The girl laughed. “No, you frame it. Hang it on the wall.”

Virgin art. No home could have too much. Each time the needle went into the hole, the strand got shorter. Each stitch, more color, less yarn. He could turn that into a sermon, too. He laughed. The girl laughed to keep him company.

“Tómalo.”
She pushed the canvas at him. “A man should know how to sew. If you become a pirate, you'll have to mend your socks.”

The only needle he'd navigated was the other kind, but he wasn't going to bring up that bliss. “Where do I go?”

“That little square. Go up.”

He stabbed the Virgin in the eye, pushed the canvas back to Chelo. “Forget it. I'll mess it up.”

“We'll do it together.” She guided his needle into the correct hole. “Now pick up the needle on the other side. Slowly. Don't pull too hard. Now go down over there.”

This direction was easier. From the top, you could see where you were headed. He reached underneath to tug the golden yarn.

“There.” She beamed. “Your first stitch.”

The second was easier. The third, easier still. His aim improved, her hand on his, her belly warming his side. Needlepoint. Well, all right. Anything could be interesting, if you let it. They sewed until his hard-on got the best of him. He pulled her horizontal.

“You feel good.”

She curled into him.

“You know, this baby is going to need a daddy,” the looter murmured in her ear. “What if it's a boy?”

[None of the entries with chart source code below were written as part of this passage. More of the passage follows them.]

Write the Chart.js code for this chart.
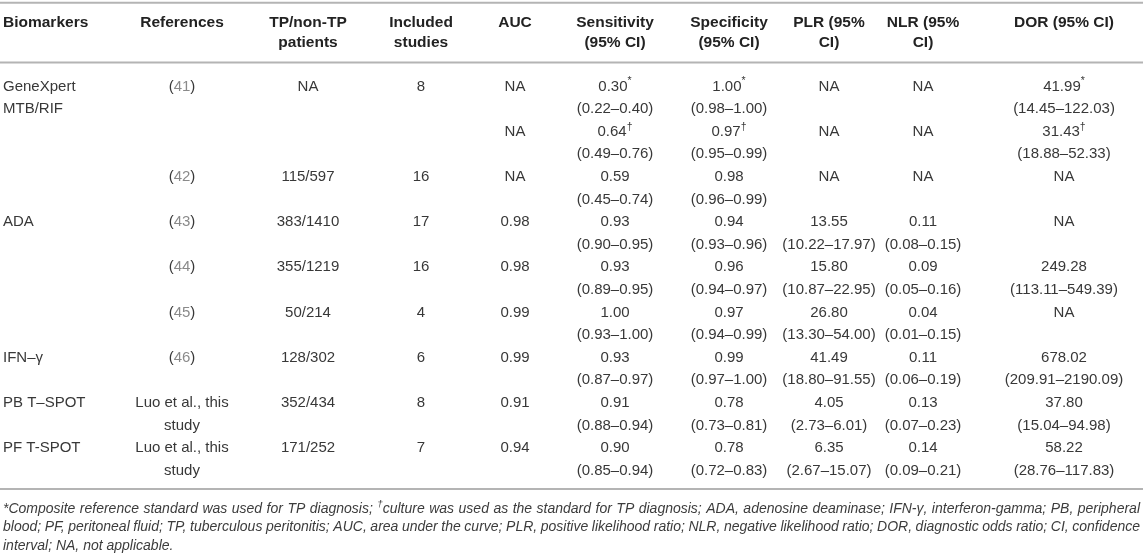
<!DOCTYPE html>
<html>
<head>
<meta charset="utf-8">
<script src="https://cdn.jsdelivr.net/npm/chart.js@4.4.1/dist/chart.umd.min.js"></script>
<style>
  html, body { margin: 0; padding: 0; background: #fff; }
  #wrap { width: 1143px; height: 559px; position: relative; }
</style>
</head>
<body>
<div id="wrap"><canvas id="tableChart"></canvas></div>
<script>
// table contents, one entry per row
const headers = [
    ['Biomarkers'], ['References'], ['TP/non-TP', 'patients'], ['Included', 'studies'], ['AUC'],
    ['Sensitivity', '(95% CI)'], ['Specificity', '(95% CI)'], ['PLR (95%', 'CI)'], ['NLR (95%', 'CI)'], ['DOR (95% CI)']
];
const biomarkers = ['GeneXpert\nMTB/RIF', '', '', 'ADA', '', '', 'IFN–γ', 'PB T–SPOT', 'PF T-SPOT'];
const references = ['(41)', '', '(42)', '(43)', '(44)', '(45)', '(46)', 'Luo et al., this\nstudy', 'Luo et al., this\nstudy'];
const patients = ['NA', '', '115/597', '383/1410', '355/1219', '50/214', '128/302', '352/434', '171/252'];
const studies = ['8', '', '16', '17', '16', '4', '6', '8', '7'];
const auc = ['NA', 'NA', 'NA', '0.98', '0.98', '0.99', '0.99', '0.91', '0.94'];
const sensitivity = ['0.30*', '0.64†', '0.59', '0.93', '0.93', '1.00', '0.93', '0.91', '0.90'];
const sensitivityCI = ['(0.22–0.40)', '(0.49–0.76)', '(0.45–0.74)', '(0.90–0.95)', '(0.89–0.95)', '(0.93–1.00)', '(0.87–0.97)', '(0.88–0.94)', '(0.85–0.94)'];
const specificity = ['1.00*', '0.97†', '0.98', '0.94', '0.96', '0.97', '0.99', '0.78', '0.78'];
const specificityCI = ['(0.98–1.00)', '(0.95–0.99)', '(0.96–0.99)', '(0.93–0.96)', '(0.94–0.97)', '(0.94–0.99)', '(0.97–1.00)', '(0.73–0.81)', '(0.72–0.83)'];
const plr = ['NA', 'NA', 'NA', '13.55', '15.80', '26.80', '41.49', '4.05', '6.35'];
const plrCI = ['', '', '', '(10.22–17.97)', '(10.87–22.95)', '(13.30–54.00)', '(18.80–91.55)', '(2.73–6.01)', '(2.67–15.07)'];
const nlr = ['NA', 'NA', 'NA', '0.11', '0.09', '0.04', '0.11', '0.13', '0.14'];
const nlrCI = ['', '', '', '(0.08–0.15)', '(0.05–0.16)', '(0.01–0.15)', '(0.06–0.19)', '(0.07–0.23)', '(0.09–0.21)'];
const dor = ['41.99*', '31.43†', 'NA', 'NA', '249.28', 'NA', '678.02', '37.80', '58.22'];
const dorCI = ['(14.45–122.03)', '(18.88–52.33)', '', '', '(113.11–549.39)', '', '(209.91–2190.09)', '(15.04–94.98)', '(28.76–117.83)'];
const footnotes = [
    '*Composite reference standard was used for TP diagnosis; †culture was used as the standard for TP diagnosis; ADA, adenosine deaminase; IFN-γ, interferon-gamma; PB, peripheral',
    'blood; PF, peritoneal fluid; TP, tuberculous peritonitis; AUC, area under the curve; PLR, positive likelihood ratio; NLR, negative likelihood ratio; DOR, diagnostic odds ratio; CI, confidence',
    'interval; NA, not applicable.'
];

// layout (table units = px, rows = text lines)
const FONT = '"Liberation Sans", Arial, Helvetica, sans-serif';
const colX = [3, 182, 308, 421, 515, 615, 729, 829, 923, 1064];
const colAlign = ['left', 'center', 'center', 'center', 'center', 'center', 'center', 'center', 'center', 'center'];
const headY = [-2.82, -1.92];
const ruleY = [-3.7, -1.06, 17.81];
const footY = [18.69, 19.5, 20.33];
const FOOT_RIGHT = 1140;
const REF_COLOR = '#8a8a8a';

// each column: value on line 2*row, CI (or wrapped text) on line 2*row+1
const columns = [
    [biomarkers], [references], [patients], [studies], [auc],
    [sensitivity, sensitivityCI], [specificity, specificityCI], [plr, plrCI], [nlr, nlrCI], [dor, dorCI]
];

function cellLines(col, r) {
    if (col.length === 2) return [col[0][r], col[1][r]];
    return col[0][r].split('\n');
}

const datasets = [];

// horizontal rules
ruleY.forEach(y => {
    datasets.push({
        type: 'line',
        data: [{x: 0, y: y}, {x: 1143, y: y}],
        borderColor: '#b4b4b4',
        borderWidth: 2,
        pointRadius: 0,
        clip: false
    });
});

// header cells
headers.forEach((h, c) => {
    datasets.push({
        type: 'scatter',
        data: h.map((t, i) => ({x: colX[c], y: headY[i], t: t})),
        pointRadius: 0,
        textCells: true,
        textAlign: colAlign[c],
        textFont: 'bold 15.5px ' + FONT,
        textColor: '#222222'
    });
});

// body cells
columns.forEach((col, c) => {
    const pts = [];
    for (let r = 0; r < 9; r++) {
        cellLines(col, r).forEach((t, i) => {
            if (t) pts.push({x: colX[c], y: 2 * r + i, t: t});
        });
    }
    datasets.push({
        type: 'scatter',
        data: pts,
        pointRadius: 0,
        textCells: true,
        textAlign: colAlign[c],
        textFont: '15px ' + FONT,
        textColor: '#383838'
    });
});

// footnote, first lines justified
datasets.push({
    type: 'scatter',
    data: footnotes.map((t, i) => ({x: 3, y: footY[i], t: t, justify: i < footnotes.length - 1})),
    pointRadius: 0,
    textCells: true,
    textAlign: 'left',
    textFont: 'italic 14px ' + FONT,
    textColor: '#3c3c3c'
});

// split a cell into normal / superscript / link-coloured pieces
function pieces(t) {
    const m = t.match(/^\((\d+)\)$/);
    if (m) return [{s: '('}, {s: m[1], color: REF_COLOR}, {s: ')'}];
    const out = [];
    let buf = '';
    for (let i = 0; i < t.length; i++) {
        const ch = t[i];
        if (ch === '†' || (ch === '*' && i === t.length - 1 && i > 0)) {
            if (buf) out.push({s: buf});
            buf = '';
            out.push({s: ch, sup: true});
        } else {
            buf += ch;
        }
    }
    if (buf) out.push({s: buf});
    return out;
}

function supFont(font) {
    return font.replace(/([\d.]+)px/, (_, n) => (parseFloat(n) * 0.7).toFixed(1) + 'px');
}

function measure(ctx, parts, font) {
    let w = 0;
    parts.forEach(p => {
        ctx.font = p.sup ? supFont(font) : font;
        p.w = ctx.measureText(p.s).width;
        w += p.w;
    });
    return w;
}

function drawParts(ctx, parts, x, y, font, color) {
    parts.forEach(p => {
        ctx.font = p.sup ? supFont(font) : font;
        ctx.fillStyle = p.color || color;
        ctx.fillText(p.s, x, p.sup ? y - 5 : y);
        x += p.w;
    });
    return x;
}

const tableText = {
    id: 'tableText',
    afterDatasetsDraw(chart) {
        const ctx = chart.ctx;
        const xScale = chart.scales.x;
        chart.data.datasets.forEach((ds, di) => {
            if (!ds.textCells) return;
            const meta = chart.getDatasetMeta(di);
            meta.data.forEach((el, i) => {
                const d = ds.data[i];
                ctx.save();
                ctx.textBaseline = 'middle';
                ctx.textAlign = 'left';
                if (d.justify) {
                    const words = d.t.split(' ').map(w => pieces(w));
                    let total = 0;
                    words.forEach(wp => { total += measure(ctx, wp, ds.textFont); });
                    const gap = (xScale.getPixelForValue(FOOT_RIGHT) - el.x - total) / (words.length - 1);
                    let x = el.x;
                    words.forEach(wp => {
                        x = drawParts(ctx, wp, x, el.y, ds.textFont, ds.textColor) + gap;
                    });
                } else {
                    const parts = pieces(d.t);
                    const w = measure(ctx, parts, ds.textFont);
                    let x = el.x;
                    if (ds.textAlign === 'center') x -= w / 2;
                    drawParts(ctx, parts, x, el.y, ds.textFont, ds.textColor);
                }
                ctx.restore();
            });
        });
    }
};

new Chart(document.getElementById('tableChart'), {
    type: 'scatter',
    data: {datasets: datasets},
    options: {
        responsive: true,
        maintainAspectRatio: false,
        animation: false,
        layout: {padding: 0},
        plugins: {legend: {display: false}, tooltip: {enabled: false}},
        scales: {
            x: {type: 'linear', min: 0, max: 1143, display: false},
            y: {type: 'linear', reverse: true, min: -3.827, max: 20.907, display: false}
        }
    },
    plugins: [tableText]
});
</script>
</body>
</html>
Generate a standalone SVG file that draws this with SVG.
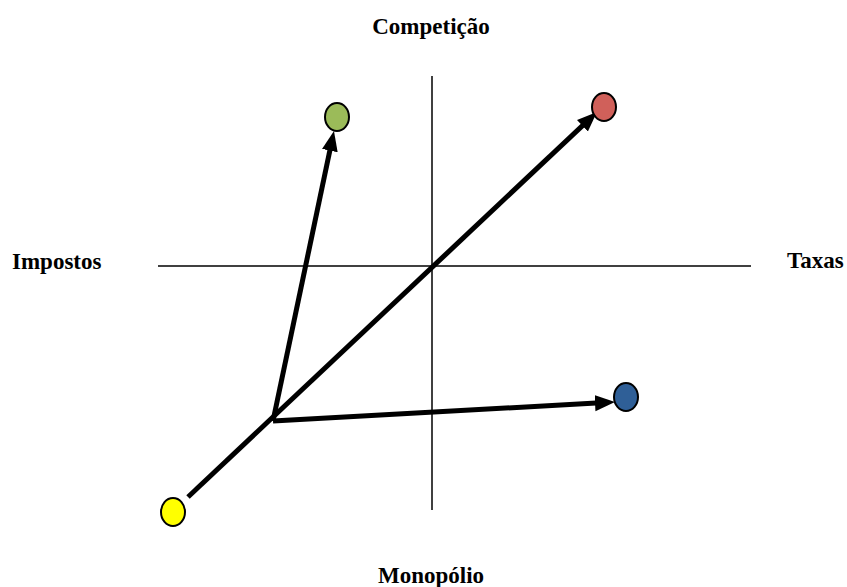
<svg xmlns="http://www.w3.org/2000/svg" width="847" height="587" viewBox="0 0 847 587">
<style>
.lbl{font-family:"Liberation Serif","Times New Roman",serif;font-weight:bold;font-size:23px;fill:#000}
.axis{stroke:#000;stroke-width:1.5;fill:none}
.arr{stroke:#000;stroke-width:5;fill:none}
.node{stroke:#000;stroke-width:2}
</style>
<defs>
<marker id="ah" markerUnits="userSpaceOnUse" markerWidth="22" markerHeight="18" refX="10" refY="8" orient="auto">
<path d="M0,0 L20,8 L0,16 z" fill="#000"/>
</marker>
</defs>
<g id="axes">
<line class="axis" x1="432" y1="76" x2="432" y2="510"/>
<line class="axis" x1="158" y1="266" x2="751" y2="266"/>
</g>
<g id="connectors">
<line class="arr" x1="188" y1="497" x2="589.7" y2="118.9" marker-end="url(#ah)"/>
<line class="arr" x1="273" y1="421" x2="331.9" y2="140.8" marker-end="url(#ah)"/>
<line class="arr" x1="273" y1="421" x2="605" y2="402.6" marker-end="url(#ah)"/>
</g>
<g id="node-green"><ellipse class="node" cx="337" cy="117" rx="12" ry="14" fill="#9BBB59"/></g>
<g id="node-red"><ellipse class="node" cx="604" cy="107" rx="12" ry="14" fill="#D0605A"/></g>
<g id="node-blue"><ellipse class="node" cx="626" cy="397" rx="12" ry="14" fill="#2F5F97"/></g>
<g id="node-yellow"><ellipse class="node" cx="173" cy="512" rx="12" ry="14" fill="#FFFF00"/></g>
<text class="lbl" x="431" y="34" text-anchor="middle">Competição</text>
<text class="lbl" x="12" y="269">Impostos</text>
<text class="lbl" x="787" y="268">Taxas</text>
<text class="lbl" x="431" y="583" text-anchor="middle">Monopólio</text>
</svg>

Their heads lay on the same pillow and he felt sleep coming on. Here in the fat aunt's backyard, surrounded by dumb chickens, lying on a lumpy cot with a pregnant girl in braces, the looter was content.
So this is happiness. So little. So much.
He touched her full breasts. She pressed his hands to her stomach. It was tight. Something freaky was happening. Little eruptions bubbled under her taut skin. Then he knew. He and this baby had something in common. They'd both been buried alive.